Por fim o tópico 4. E é a minha hora de me exaltar. Meu Deus, não é possível que alguém pense que o erro é a essência do futebol! Não é possível! O erro resulta em injustiça, resulta em acusações de favorecimento, resulta em projetos inteiros jogados no lixo… A essência do futebol, na verdade, é o improvável. É o improvável que permite um time dê um chute a gol e ganhe de um time deu vinte. E acertou três bola na trave. E teve 70% de posse. É o improvável que permite tudo mudar nos acréscimos, quando um time marca uma, duas ou até três vezes para virar o placar. É o improvável, meu amigos, que nos faz chorar. De alegria ou de tristeza. Porque o erro da arbitragem, por outro lado, enche o nosso coração é de raiva, quando somos prejudicados. E de vergonha, quando somos favorecidos. Aquele que fala “roubado é mais gostoso”, na verdade, solta um grito desesperado pra tentar convencer a si próprio de algo que nem ele mesmo acredita. Ele inventa um sabor pra suprimir a vergonha de ganhar um título sem ser merecedor. Como quem coloca ketchup numa comida intragável só pra mandar goela abaixo.
Olha, acho que o grande erro da FIFA foi ter testado o árbitro de vídeo em uma competição internacional e importante como o Mundial de Clubes. Talvez eles quisessem dar uma demonstração pra todo o planeta do quanto o recurso pode ser útil.
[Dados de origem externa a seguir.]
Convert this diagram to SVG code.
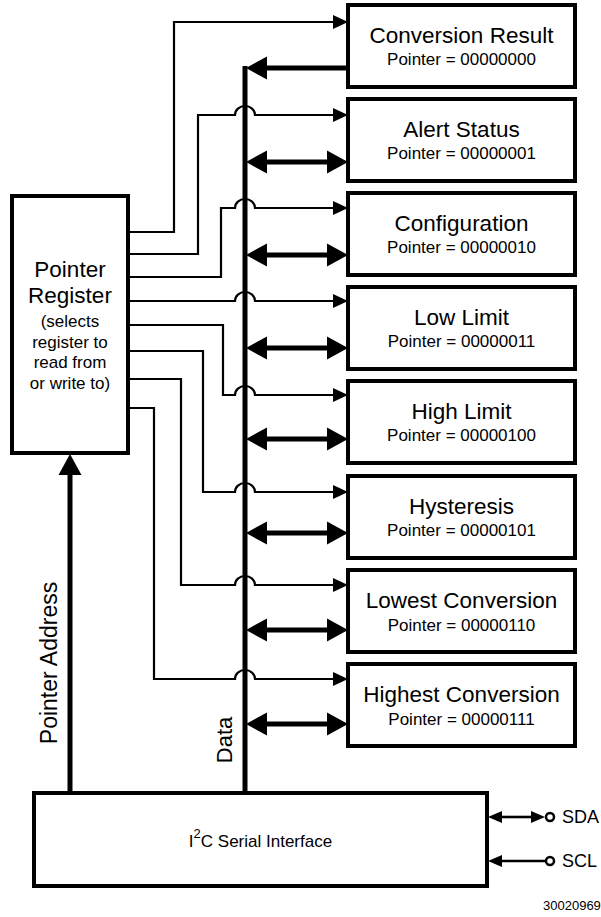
<svg xmlns="http://www.w3.org/2000/svg" width="601" height="917" viewBox="0 0 601 917">
<style>
text{font-family:"Liberation Sans",Arial,sans-serif;fill:#000}
.box{fill:#fff;stroke:#000;stroke-width:4}
.t{font-size:22.5px;text-anchor:middle}
.s{font-size:17px;text-anchor:middle}
.thin{fill:none;stroke:#000;stroke-width:2.2}
.thick{fill:none;stroke:#000;stroke-width:5}
.med{fill:none;stroke:#000;stroke-width:2.6}
</style>
<defs>
<marker id="ah" markerUnits="userSpaceOnUse" markerWidth="16" markerHeight="16" refX="0" refY="7" orient="auto" overflow="visible"><path d="M0,0 L15,7 L0,14 z" fill="#000"/></marker>
<marker id="AH" markerUnits="userSpaceOnUse" markerWidth="22" markerHeight="24" refX="0" refY="11.5" orient="auto-start-reverse" overflow="visible"><path d="M0,0 L21,11.5 L0,23 z" fill="#000"/></marker>
<marker id="sh" markerUnits="userSpaceOnUse" markerWidth="15" markerHeight="13" refX="0" refY="6" orient="auto-start-reverse" overflow="visible"><path d="M0,0 L14,6 L0,12 z" fill="#000"/></marker>
</defs>
<rect width="601" height="917" fill="#fff"/>

<g id="connectors">
<!-- data bus -->
<path class="thick" d="M245,66 V793"/>
<!-- pointer select lines -->
<path class="thin" d="M128,232 H174 V22 H333" marker-end="url(#ah)"/>
<path class="thin" d="M128,254 H198 V115 H235 A10,9 0 0 1 255,115 H333" marker-end="url(#ah)"/>
<path class="thin" d="M128,277 H221 V208 H235 A10,9 0 0 1 255,208 H333" marker-end="url(#ah)"/>
<path class="thin" d="M128,301 H235 A10,9 0 0 1 255,301 H333" marker-end="url(#ah)"/>
<path class="thin" d="M128,325 H223 V395 H235 A10,9 0 0 1 255,395 H333" marker-end="url(#ah)"/>
<path class="thin" d="M128,351 H203 V492 H235 A10,9 0 0 1 255,492 H333" marker-end="url(#ah)"/>
<path class="thin" d="M128,379 H181 V585 H235 A10,9 0 0 1 255,585 H333" marker-end="url(#ah)"/>
<path class="thin" d="M128,408 H154 V679 H235 A10,9 0 0 1 255,679 H333" marker-end="url(#ah)"/>
<!-- data arrows -->
<path class="thick" d="M348,68 H267" marker-end="url(#AH)"/>
<path class="thick" d="M267,162 H327" marker-start="url(#AH)" marker-end="url(#AH)"/>
<path class="thick" d="M267,255 H327" marker-start="url(#AH)" marker-end="url(#AH)"/>
<path class="thick" d="M267,348 H327" marker-start="url(#AH)" marker-end="url(#AH)"/>
<path class="thick" d="M267,439 H327" marker-start="url(#AH)" marker-end="url(#AH)"/>
<path class="thick" d="M267,533 H327" marker-start="url(#AH)" marker-end="url(#AH)"/>
<path class="thick" d="M267,630 H327" marker-start="url(#AH)" marker-end="url(#AH)"/>
<path class="thick" d="M267,724 H327" marker-start="url(#AH)" marker-end="url(#AH)"/>
<!-- pointer address -->
<path class="thick" d="M70,793 V475" marker-end="url(#AH)"/>
<!-- SDA / SCL -->
<path class="med" d="M502,817 H531" marker-start="url(#sh)" marker-end="url(#sh)"/>
<path class="med" d="M546,861 H502" marker-end="url(#sh)"/>
<circle cx="550" cy="817" r="4" fill="#fff" stroke="#000" stroke-width="2.5"/>
<circle cx="550" cy="861" r="4" fill="#fff" stroke="#000" stroke-width="2.5"/>
</g>

<g id="conversion-result"><rect class="box" x="348" y="5" width="227" height="82"/><text class="t" x="461.5" y="43">Conversion Result</text><text class="s" x="461.5" y="65">Pointer = 00000000</text></g>
<g id="alert-status"><rect class="box" x="348" y="99" width="227" height="82"/><text class="t" x="461.5" y="137">Alert Status</text><text class="s" x="461.5" y="159">Pointer = 00000001</text></g>
<g id="configuration"><rect class="box" x="348" y="193" width="227" height="82"/><text class="t" x="461.5" y="231">Configuration</text><text class="s" x="461.5" y="253">Pointer = 00000010</text></g>
<g id="low-limit"><rect class="box" x="348" y="287" width="227" height="82"/><text class="t" x="461.5" y="325">Low Limit</text><text class="s" x="461.5" y="347">Pointer = 00000011</text></g>
<g id="high-limit"><rect class="box" x="348" y="381" width="227" height="82"/><text class="t" x="461.5" y="419">High Limit</text><text class="s" x="461.5" y="441">Pointer = 00000100</text></g>
<g id="hysteresis"><rect class="box" x="348" y="476" width="227" height="82"/><text class="t" x="461.5" y="514">Hysteresis</text><text class="s" x="461.5" y="536">Pointer = 00000101</text></g>
<g id="lowest-conversion"><rect class="box" x="348" y="570" width="227" height="82"/><text class="t" x="461.5" y="608">Lowest Conversion</text><text class="s" x="461.5" y="631">Pointer = 00000110</text></g>
<g id="highest-conversion"><rect class="box" x="348" y="664" width="227" height="82"/><text class="t" x="461.5" y="702">Highest Conversion</text><text class="s" x="461.5" y="725">Pointer = 00000111</text></g>

<g id="pointer-register"><rect class="box" x="12" y="196" width="116" height="257"/>
<text class="t" x="70" y="277">Pointer</text>
<text class="t" x="70" y="303">Register</text>
<text class="s" x="70" y="327">(selects</text>
<text class="s" x="70" y="348">register to</text>
<text class="s" x="70" y="368">read from</text>
<text class="s" x="70" y="389">or write to)</text>
</g>

<g id="i2c-interface"><rect class="box" x="34" y="793" width="453" height="93"/>
<text x="260.5" y="847" font-size="17" text-anchor="middle">I<tspan font-size="13" dy="-9">2</tspan><tspan dy="9">C Serial Interface</tspan></text>
</g>

<g id="labels">
<text font-size="23" text-anchor="middle" transform="translate(57,663) rotate(-90)">Pointer Address</text>
<text font-size="22" text-anchor="middle" transform="translate(232,740) rotate(-90)">Data</text>
<text font-size="18" x="562" y="823">SDA</text>
<text font-size="18" x="562" y="867">SCL</text>
<text font-size="13" x="543" y="910">30020969</text>
</g>
</svg>
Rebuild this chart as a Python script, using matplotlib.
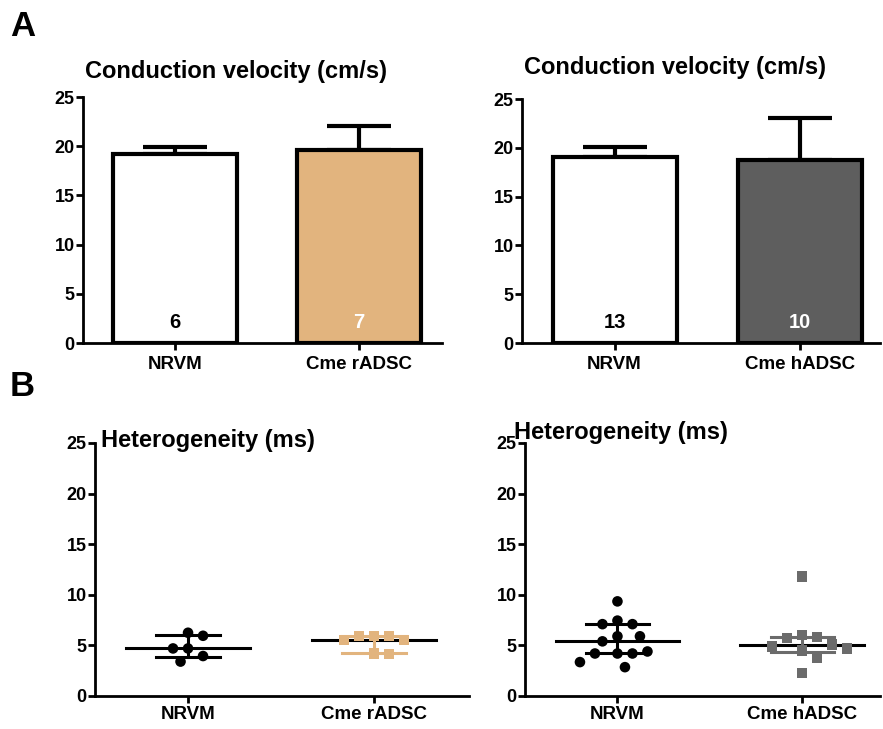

Mas, infelizmente, o tiro saiu pela culatra… E, num estalo, surgiu uma legião de críticos à tecnologia se aproveitando de um problema em seu primeiro uso oficial. Espero que esses se lembrem das vezes em que seu time foi prejudicado por erros que, apesar de fazerem parte da natureza humana, não nos impedem de buscar artifícios para minimizá-los. Afinal, também é da natureza humana dormir ao escurecer, mas isso não te impede de virar a noite pra curtir aquela baladinha. Muito menos te impediu de acordar às 3h da madrugada pra assistir ao Brasil vencer a Inglaterra na Copa de 2002 e dar mais um passo para a conquista do Penta.